§ **INSTRUCTION**
Find every line containing the word "document" in the records below; report only how many there are.
/---
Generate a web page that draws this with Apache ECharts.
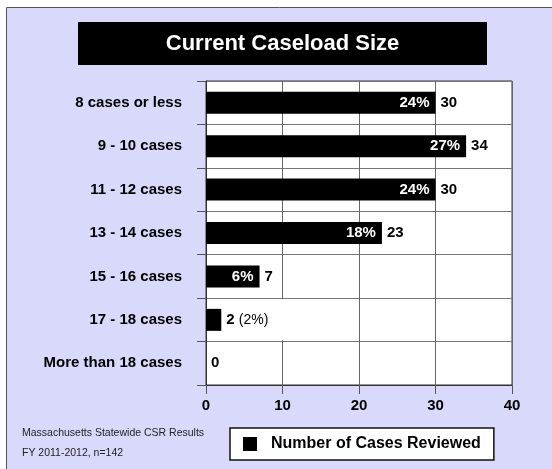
<!DOCTYPE html>
<html>
<head>
<meta charset="utf-8">
<script src="https://cdn.jsdelivr.net/npm/echarts@6/dist/echarts.min.js"></script>
<style>
  html, body { margin: 0; padding: 0; background: #fff; }
  #chart { width: 552px; height: 469px; }
</style>
</head>
<body>
<div id="chart"></div>
<script>
// chart data
const categories = ['8 cases or less', '9 - 10 cases', '11 - 12 cases', '13 - 14 cases',
  '15 - 16 cases', '17 - 18 cases', 'More than 18 cases']
const caseCounts = [30, 34, 30, 23, 7, 2, 0]
const casePercents = [24, 27, 24, 18, 6, 2, 0]
const seriesName = 'Number of Cases Reviewed'
const footnotes = ['Massachusetts Statewide CSR Results', 'FY 2011-2012, n=142']

const font = '"Liberation Sans", Arial, sans-serif'

const chart = echarts.init(document.getElementById('chart'), null, { renderer: 'canvas' })

// counts shown to the right of each bar; small bars also get the % in brackets
const countData = caseCounts.map((v, i) => {
  const p = casePercents[i]
  if (p > 0 && p < 5) {
    return {
      value: v,
      label: {
        formatter: '{b|' + v + '} {r|(' + p + '%)}',
        backgroundColor: '#fff',
        padding: [13, 17, 13, 0]
      }
    }
  }
  return v
})

chart.setOption({
  animation: false,
  backgroundColor: '#fff',
  textStyle: { fontFamily: font },
  graphic: [
    {
      type: 'rect', z: -10, silent: true,
      shape: { x: 6.5, y: 7.5, width: 600, height: 600 },
      style: { fill: '#d9d9fb', stroke: '#555', lineWidth: 1 }
    },
    {
      type: 'rect', z: 1,
      shape: { x: 78, y: 22, width: 409, height: 43 },
      style: { fill: '#000' }
    },
    {
      type: 'text', z: 2, x: 282.5, y: 44,
      style: {
        text: 'Current Caseload Size', fill: '#fff', font: 'bold 22px ' + font,
        align: 'center', verticalAlign: 'middle'
      }
    },
    {
      type: 'text', x: 22, y: 433,
      style: { text: footnotes[0], fill: '#222', font: '10.5px ' + font, verticalAlign: 'middle' }
    },
    {
      type: 'text', x: 22, y: 453,
      style: { text: footnotes[1], fill: '#222', font: '10.5px ' + font, verticalAlign: 'middle' }
    }
  ],
  grid: {
    left: 206, right: 40, top: 81, bottom: 84,
    show: true, backgroundColor: '#fff', borderColor: '#333', borderWidth: 1
  },
  legend: {
    data: [seriesName],
    left: 230, top: 428,
    padding: [8, 13, 8, 13],
    icon: 'rect', itemWidth: 14, itemHeight: 14,
    backgroundColor: '#fff', borderColor: '#111', borderWidth: 1.5,
    textStyle: { fontSize: 16, fontWeight: 'bold', color: '#000', padding: [0, 0, 0, 9] }
  },
  xAxis: {
    type: 'value', min: 0, max: 40, interval: 10,
    axisLine: { show: true, lineStyle: { color: '#333' } },
    axisTick: { show: true, length: 9, lineStyle: { color: '#555' } },
    splitLine: { show: true, lineStyle: { color: '#666', width: 1 } },
    axisLabel: { color: '#000', fontSize: 15, fontWeight: 'bold', margin: 13 }
  },
  yAxis: {
    type: 'category', data: categories, inverse: true,
    axisLine: { show: true, lineStyle: { color: '#333' } },
    axisTick: { show: true, length: 9, lineStyle: { color: '#555' } },
    splitLine: { show: true, lineStyle: { color: '#777', width: 1 } },
    axisLabel: { color: '#000', fontSize: 15, fontWeight: 'bold', margin: 24 }
  },
  series: [
    {
      name: seriesName, type: 'bar', data: caseCounts, barWidth: 22,
      itemStyle: { color: '#000' }, silent: true,
      label: {
        show: true, position: 'insideRight', distance: 6,
        color: '#fff', fontSize: 15, fontWeight: 'bold',
        formatter: p => casePercents[p.dataIndex] >= 5 ? casePercents[p.dataIndex] + '%' : ''
      }
    },
    {
      name: 'count', type: 'bar', data: countData, barWidth: 22, barGap: '-100%',
      itemStyle: { color: 'rgba(0,0,0,0)' }, silent: true,
      label: {
        show: true, position: 'right', distance: 5,
        color: '#000', fontSize: 15, fontWeight: 'bold',
        rich: {
          b: { fontSize: 15, fontWeight: 'bold', color: '#000' },
          r: { fontSize: 14, fontWeight: 'normal', color: '#000' }
        }
      }
    }
  ]
})
</script>
</body>
</html>
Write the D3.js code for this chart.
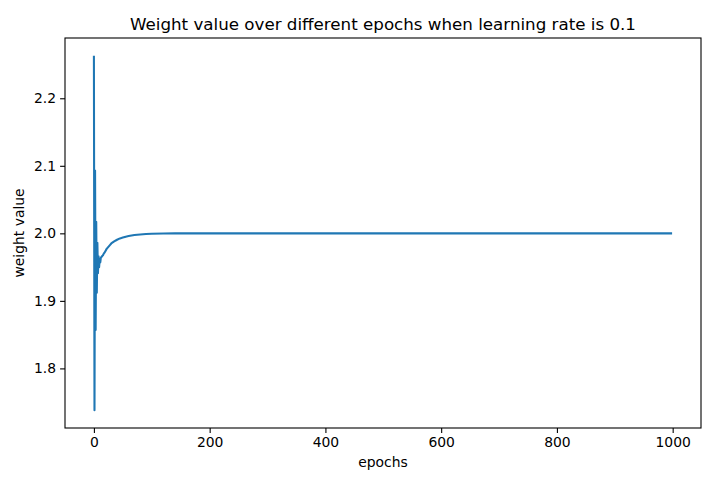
<!DOCTYPE html>
<html>
<head>
<meta charset="utf-8">
<script src="https://cdn.jsdelivr.net/npm/d3@7"></script>
<style>
  html, body { margin: 0; padding: 0; background: #fff; }
  svg { display: block; font-family: "DejaVu Sans", sans-serif; }
</style>
</head>
<body>
<svg id="chart" width="723" height="480"></svg>
<script>
// ---- data ----
const epochs = [0,1,2,3,4,5,6,7,8,9,10,11,12,13,14,15,16,17,18,20,22,25,28,30,35,40,45,50,55,60,70,80,90,100,120,140,160,200,300,400,500,600,700,800,900,999];
const weights = [2.263,1.738,2.093,1.857,2.017,1.912,1.986,1.941,1.966,1.950,1.962,1.957,1.964,1.965,1.966,1.967,1.968,1.970,1.971,1.974,1.977,1.980,1.983,1.985,1.988,1.9905,1.9925,1.9937,1.995,1.996,1.9975,1.9984,1.999,1.9993,1.9997,1.9999,1.99995,2.0,2.0,2.0,2.0,2.0,2.0,2.0,2.0,2.0];
const xTicks = [0,200,400,600,800,1000];
const yTicks = [1.8,1.9,2.0,2.1,2.2];
const titleText = "Weight value over different epochs when learning rate is 0.1";
const xLabel = "epochs";
const yLabel = "weight value";

// ---- layout ----
const svg = d3.select("#chart");
const L = 65, R = 701, T = 38, B = 428;

const xExt = d3.extent(epochs), yExt = d3.extent(weights);
const xPad = (xExt[1]-xExt[0])*0.05, yPad = (yExt[1]-yExt[0])*0.05;
const x = d3.scaleLinear().domain([xExt[0]-xPad, xExt[1]+xPad]).range([L, R]);
const y = d3.scaleLinear().domain([yExt[0]-yPad, yExt[1]+yPad]).range([B, T]);

const data = epochs.map((e,i) => ({e, w: weights[i]}));

const line = d3.line().x(d => x(d.e)).y(d => y(d.w)).curve(d3.curveLinear);

svg.append("path")
  .datum(data)
  .attr("d", line)
  .attr("fill", "none")
  .attr("stroke", "#1f77b4")
  .attr("stroke-width", 2.08)
  .attr("stroke-linejoin", "round")
  .attr("stroke-linecap", "butt");

// axes
const xAxis = d3.axisBottom(x).tickValues(xTicks).tickSize(4.9).tickPadding(4).tickFormat(d3.format("d"));
const yAxis = d3.axisLeft(y).tickValues(yTicks).tickSize(4.9).tickPadding(4).tickFormat(d3.format(".1f"));

const gx = svg.append("g").attr("transform", `translate(0,${B})`).call(xAxis);
const gy = svg.append("g").attr("transform", `translate(${L},0)`).call(yAxis);
[gx, gy].forEach(g => {
  g.select(".domain").remove();
  g.selectAll(".tick line").attr("stroke", "#000").attr("stroke-width", 1.1);
  g.selectAll(".tick text").attr("fill", "#000").style("font-size", "13.9px").style("font-family", "DejaVu Sans, sans-serif");
});
gx.selectAll(".tick text").attr("dy", "0.71em");

// frame
svg.append("rect")
  .attr("x", L).attr("y", T).attr("width", R-L).attr("height", B-T)
  .attr("fill", "none").attr("stroke", "#000").attr("stroke-width", 1.1);

// labels
svg.append("text").attr("x", (L+R)/2).attr("y", 30)
  .attr("text-anchor", "middle").style("font-size", "16.7px").attr("fill", "#000")
  .text(titleText);
svg.append("text").attr("x", (L+R)/2).attr("y", 467)
  .attr("text-anchor", "middle").style("font-size", "13.9px").attr("fill", "#000")
  .text(xLabel);
svg.append("text").attr("transform", `translate(24,${(T+B)/2}) rotate(-90)`)
  .attr("text-anchor", "middle").style("font-size", "13.9px").attr("fill", "#000")
  .text(yLabel);
</script>
</body>
</html>
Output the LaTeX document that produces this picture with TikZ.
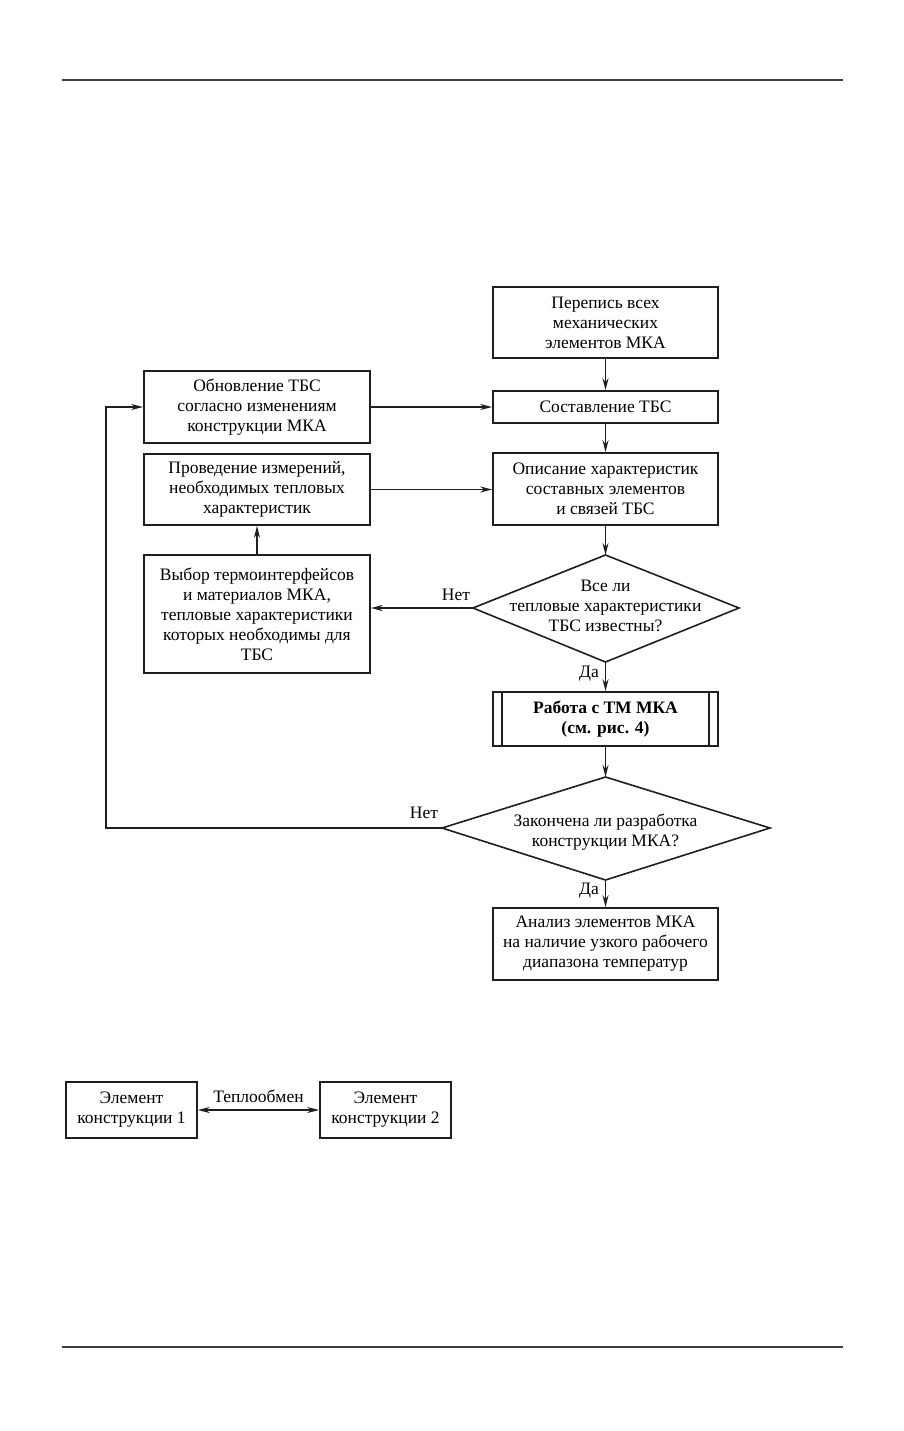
\---
§ **FULL RESPONSE**
2